Há, e nesse ponto não restam dúvidas, uma tremenda hipocrisia por parte de muitos líderes religiosos, pessoas que carregam uma profunda ganância interior, amantes do capital, utilizando-se de um discurso pautado em textos bíblicos para aliciar e dominar mentes. O púlpito, antes lugar sagrado e respeitoso, virou um verdadeiro palanque político. A instrumentalização da fé é um fenômeno cada vez mais evidente em toda a sociedade.
Comunidades inteiras, não tendo o devido amparo social que deveria ser promovido pelo Estado enquanto esfera pública, são engolidas pelo pseudodiscurso da fé. Instrumentalizar a fé, usando-se da religião ou crenças religiosas como ferramenta para atingir objetivos nem sempre tem relação com a espiritualidade, como ganho político, econômico e mesmo social. Ao tomarmos a chamada Teologia da Prosperidade como exemplo, é possível observar o uso do discurso religioso para garantir vantagens financeiras em cima da fé dos fiéis. O uso da religião como garantia de alcançar o poder é hoje o grande fetiche de políticos conservadores e fundamentalistas.

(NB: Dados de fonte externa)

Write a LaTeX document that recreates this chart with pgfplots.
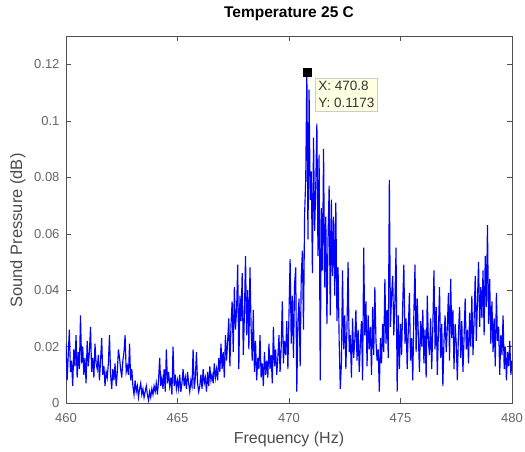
\documentclass[border=0pt]{standalone}
\usepackage{pgfplots}
\pgfplotsset{compat=1.18}
\usepackage{fontspec}
\setmainfont{Liberation Sans}
\definecolor{tipbg}{RGB}{255,255,225}
\definecolor{axgray}{RGB}{80,80,80}
\begin{document}
\begin{tikzpicture}
\useasboundingbox (-66pt,-49pt) rectangle (459pt,403pt);
\begin{axis}[
  at={(0,0)}, anchor=south west,
  scale only axis, width=446pt, height=367pt,
  xmin=460, xmax=480, ymin=0, ymax=0.13,
  xtick={460,465,...,480},
  ytick={0,0.02,0.04,0.06,0.08,0.1,0.12},
  /pgf/number format/assume math mode=true,
  yticklabel style={/pgf/number format/fixed, /pgf/number format/precision=2, xshift=-3pt},
  xticklabel style={/pgf/number format/1000 sep={}, yshift=-7pt},
  tick label style={font=\fontsize{13}{15}\selectfont, text=black!60},
  xlabel style={font=\fontsize{16}{18}\selectfont, text=black!70,
    at={(axis description cs:0.5,-0.1)}, anchor=center},
  ylabel style={font=\fontsize{16.5}{18}\selectfont, text=black!70,
    at={(axis description cs:-0.108,0.47)}, anchor=center, rotate=0},
  title style={font=\bfseries\fontsize{15.5}{18}\selectfont,
    at={(axis description cs:0.5,1.044)}, anchor=center},
  title={Temperature 25 C},
  xlabel={Frequency (Hz)}, ylabel={Sound Pressure (dB)},
  axis line style={axgray, line width=0.6pt},
  major tick style={axgray}, major tick length=5pt,
  tick align=inside,
]
\addplot[blue, line width=1.15pt] coordinates {
(460.00,0.021)(460.05,0.008)(460.10,0.017)(460.15,0.026)(460.20,0.011)(460.25,0.015)(460.30,0.006)(460.35,0.019)(460.40,0.013)(460.45,0.024)
(460.50,0.009)(460.55,0.018)(460.60,0.012)(460.65,0.031)(460.70,0.014)(460.75,0.020)(460.80,0.010)(460.85,0.016)(460.90,0.007)(460.95,0.022)
(461.00,0.013)(461.05,0.018)(461.10,0.027)(461.15,0.011)(461.20,0.016)(461.25,0.009)(461.30,0.021)(461.35,0.014)(461.40,0.012)(461.45,0.017)
(461.50,0.008)(461.55,0.015)(461.60,0.023)(461.65,0.010)(461.70,0.013)(461.75,0.006)(461.80,0.011)(461.85,0.009)(461.90,0.014)(461.95,0.024)
(462.00,0.010)(462.05,0.005)(462.10,0.012)(462.15,0.008)(462.20,0.014)(462.25,0.006)(462.30,0.011)(462.35,0.019)(462.40,0.016)(462.45,0.012)
(462.50,0.009)(462.55,0.015)(462.60,0.018)(462.65,0.024)(462.70,0.011)(462.75,0.013)(462.80,0.010)(462.85,0.021)(462.90,0.008)(462.95,0.012)
(463.00,0.006)(463.05,0.003)(463.10,0.008)(463.15,0.004)(463.20,0.006)(463.25,0.002)(463.30,0.005)(463.35,0.007)(463.40,0.003)(463.45,0.005)
(463.50,0.002)(463.55,0.004)(463.60,0.006)(463.65,0.003)(463.70,0.001)(463.75,0.004)(463.80,0.002)(463.85,0.005)(463.90,0.003)(463.95,0.006)
(464.00,0.004)(464.05,0.007)(464.10,0.003)(464.15,0.008)(464.20,0.016)(464.25,0.006)(464.30,0.009)(464.35,0.005)(464.40,0.012)(464.45,0.004)
(464.50,0.019)(464.55,0.007)(464.60,0.011)(464.65,0.006)(464.70,0.009)(464.75,0.003)(464.80,0.020)(464.85,0.006)(464.90,0.010)(464.95,0.005)
(465.00,0.008)(465.05,0.005)(465.10,0.010)(465.15,0.004)(465.20,0.007)(465.25,0.012)(465.30,0.006)(465.35,0.009)(465.40,0.005)(465.45,0.011)
(465.50,0.007)(465.55,0.004)(465.60,0.008)(465.65,0.006)(465.70,0.019)(465.75,0.005)(465.80,0.009)(465.85,0.018)(465.90,0.007)(465.95,0.004)
(466.00,0.006)(466.05,0.010)(466.10,0.005)(466.15,0.012)(466.20,0.007)(466.25,0.009)(466.30,0.004)(466.35,0.011)(466.40,0.006)(466.45,0.013)
(466.50,0.008)(466.55,0.010)(466.60,0.007)(466.65,0.014)(466.70,0.009)(466.75,0.012)(466.80,0.008)(466.85,0.016)(466.90,0.011)(466.95,0.021)
(467.00,0.012)(467.05,0.018)(467.10,0.009)(467.15,0.024)(467.20,0.015)(467.25,0.022)(467.30,0.030)(467.35,0.013)(467.40,0.028)(467.45,0.036)
(467.50,0.018)(467.55,0.041)(467.60,0.026)(467.65,0.033)(467.70,0.049)(467.75,0.012)(467.80,0.038)(467.85,0.029)(467.90,0.046)(467.95,0.017)
(468.00,0.031)(468.05,0.052)(468.10,0.024)(468.15,0.040)(468.20,0.019)(468.25,0.048)(468.30,0.027)(468.35,0.015)(468.40,0.033)(468.45,0.011)
(468.50,0.022)(468.55,0.008)(468.60,0.016)(468.65,0.012)(468.70,0.024)(468.75,0.009)(468.80,0.014)(468.85,0.006)(468.90,0.018)(468.95,0.010)
(469.00,0.015)(469.05,0.009)(469.10,0.021)(469.15,0.012)(469.20,0.017)(469.25,0.007)(469.30,0.027)(469.35,0.013)(469.40,0.019)(469.45,0.010)
(469.50,0.016)(469.55,0.024)(469.60,0.011)(469.65,0.020)(469.70,0.036)(469.75,0.014)(469.80,0.022)(469.85,0.017)(469.90,0.029)(469.95,0.012)
(470.00,0.032)(470.05,0.051)(470.10,0.021)(470.15,0.038)(470.20,0.016)(470.25,0.042)(470.30,0.048)(470.35,0.004)(470.40,0.029)(470.45,0.037)
(470.50,0.013)(470.55,0.045)(470.60,0.054)(470.65,0.026)(470.70,0.067)(470.75,0.079)(470.80,0.1173)(470.85,0.058)(470.90,0.111)(470.95,0.072)
(471.00,0.082)(471.05,0.046)(471.10,0.094)(471.15,0.061)(471.20,0.077)(471.25,0.099)(471.30,0.052)(471.35,0.088)(471.40,0.008)(471.45,0.069)
(471.50,0.047)(471.55,0.090)(471.60,0.041)(471.65,0.066)(471.70,0.028)(471.75,0.058)(471.80,0.077)(471.85,0.031)(471.90,0.072)(471.95,0.045)
(472.00,0.066)(472.05,0.038)(472.10,0.071)(472.15,0.029)(472.20,0.048)(472.25,0.022)(472.30,0.005)(472.35,0.014)(472.40,0.047)(472.45,0.019)
(472.50,0.031)(472.55,0.012)(472.60,0.027)(472.65,0.050)(472.70,0.018)(472.75,0.024)(472.80,0.009)(472.85,0.030)(472.90,0.016)(472.95,0.022)
(473.00,0.033)(473.05,0.015)(473.10,0.026)(473.15,0.011)(473.20,0.021)(473.25,0.029)(473.30,0.008)(473.35,0.055)(473.40,0.024)(473.45,0.036)
(473.50,0.013)(473.55,0.031)(473.60,0.019)(473.65,0.027)(473.70,0.010)(473.75,0.034)(473.80,0.017)(473.85,0.041)(473.90,0.022)(473.95,0.015)
(474.00,0.019)(474.05,0.004)(474.10,0.023)(474.15,0.014)(474.20,0.028)(474.25,0.018)(474.30,0.044)(474.35,0.021)(474.40,0.033)(474.45,0.016)
(474.50,0.079)(474.55,0.027)(474.60,0.038)(474.65,0.045)(474.70,0.024)(474.75,0.036)(474.80,0.055)(474.85,0.004)(474.90,0.031)(474.95,0.012)
(475.00,0.028)(475.05,0.017)(475.10,0.035)(475.15,0.049)(475.20,0.021)(475.25,0.030)(475.30,0.012)(475.35,0.026)(475.40,0.039)(475.45,0.015)
(475.50,0.023)(475.55,0.008)(475.60,0.032)(475.65,0.049)(475.70,0.018)(475.75,0.037)(475.80,0.024)(475.85,0.011)(475.90,0.029)(475.95,0.020)
(476.00,0.033)(476.05,0.014)(476.10,0.026)(476.15,0.009)(476.20,0.038)(476.25,0.022)(476.30,0.017)(476.35,0.030)(476.40,0.012)(476.45,0.027)
(476.50,0.047)(476.55,0.019)(476.60,0.034)(476.65,0.010)(476.70,0.025)(476.75,0.041)(476.80,0.016)(476.85,0.028)(476.90,0.006)(476.95,0.022)
(477.00,0.031)(477.05,0.018)(477.10,0.027)(477.15,0.039)(477.20,0.015)(477.25,0.044)(477.30,0.023)(477.35,0.033)(477.40,0.012)(477.45,0.028)
(477.50,0.021)(477.55,0.008)(477.60,0.025)(477.65,0.034)(477.70,0.016)(477.75,0.029)(477.80,0.011)(477.85,0.023)(477.90,0.037)(477.95,0.019)
(478.00,0.026)(478.05,0.014)(478.10,0.032)(478.15,0.020)(478.20,0.038)(478.25,0.017)(478.30,0.029)(478.35,0.045)(478.40,0.022)(478.45,0.036)
(478.50,0.050)(478.55,0.027)(478.60,0.041)(478.65,0.030)(478.70,0.047)(478.75,0.024)(478.80,0.052)(478.85,0.034)(478.90,0.063)(478.95,0.028)
(479.00,0.044)(479.05,0.021)(479.10,0.036)(479.15,0.018)(479.20,0.030)(479.25,0.013)(479.30,0.039)(479.35,0.022)(479.40,0.027)(479.45,0.010)
(479.50,0.024)(479.55,0.017)(479.60,0.031)(479.65,0.012)(479.70,0.020)(479.75,0.008)(479.80,0.018)(479.85,0.013)(479.90,0.022)(479.95,0.010)
(480.00,0.015)
};
% data tip marker
\addplot[only marks, mark=square*, mark size=4pt, black] coordinates {(470.8,0.1173)};
\node[anchor=north west, fill=tipbg, draw=black!20, align=left,
  font=\fontsize{13.5}{17}\selectfont, text=black!80, inner sep=3pt]
  at (axis cs:471.17,0.1151) {X: 470.8\\Y: 0.1173};
\end{axis}
\end{tikzpicture}
\end{document}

Em tempos de campanha eleitoral, numerosos são os candidatos que passam a frequentar assiduamente templos religiosos, promovendo a leitura bíblica de textos que lhe assegurem um controle social e político. A fé, que deveria ser algo pessoal, é escancaradamente manipulada por indivíduos e grupos diversos. Muitos desses discursos são descompromissados com a verdadeira experiência religiosa. Cria-se então, com base nessa fala instrumentalizada, uma verdadeira onda de medo. O medo, quando aplicado para controle social, transforma-se em fobia, como bem afirmou Freud. Esse mesmo medo é sempre utilizado por movimentos autocráticos que procuram impor seus dogmas, de modo a controlar corpos e mentes. A teologia do medo utiliza a tríade: cura, exorcismo e prosperidade.
”Para o sistema capitalista neoliberal não há possibilidade de democracia e nem soberania ou autodeterminação dos povos”. Afirma a secretária-geral do Conselho Nacional de Igrejas Cristãs do Brasil (CONIC), pastora Romi Becke, da Igreja Evangélica de Confissão Luterana no Brasil (IECLB), no artigo em que reflete sobre a instrumentalização entre religião e política.
Observa-se com tudo isso uma crescente ocupação religiosa da esfera pública. Isto é, apóstolos, pastores pentecostais, líderes protestantes, missionários, a cada pleito, tentam transformar seus templos em verdadeiros currais eleitorais, seja para eleger seus próprios candidatos ou disseminarem discursos de caráter autocrático.
Os impactos da instrumentalização da fé no Brasil levam a uma polarização política, desigualdade social e descredibilização da religião. O Estado Laico é fundamental para sociedades democráticas, garantido que as mais diversas pautas políticas sejam decididas com base no bem comum, não em dogmas ou medo. Embora o Brasil tenha avançado nesse ponto, desafios persistem, como a influência religiosa no Congresso Nacional. A laicidade exige vigilância e neutralidade estatal. Lembremos sempre: o Estado não pode ser a extensão de uma corrente religiosa.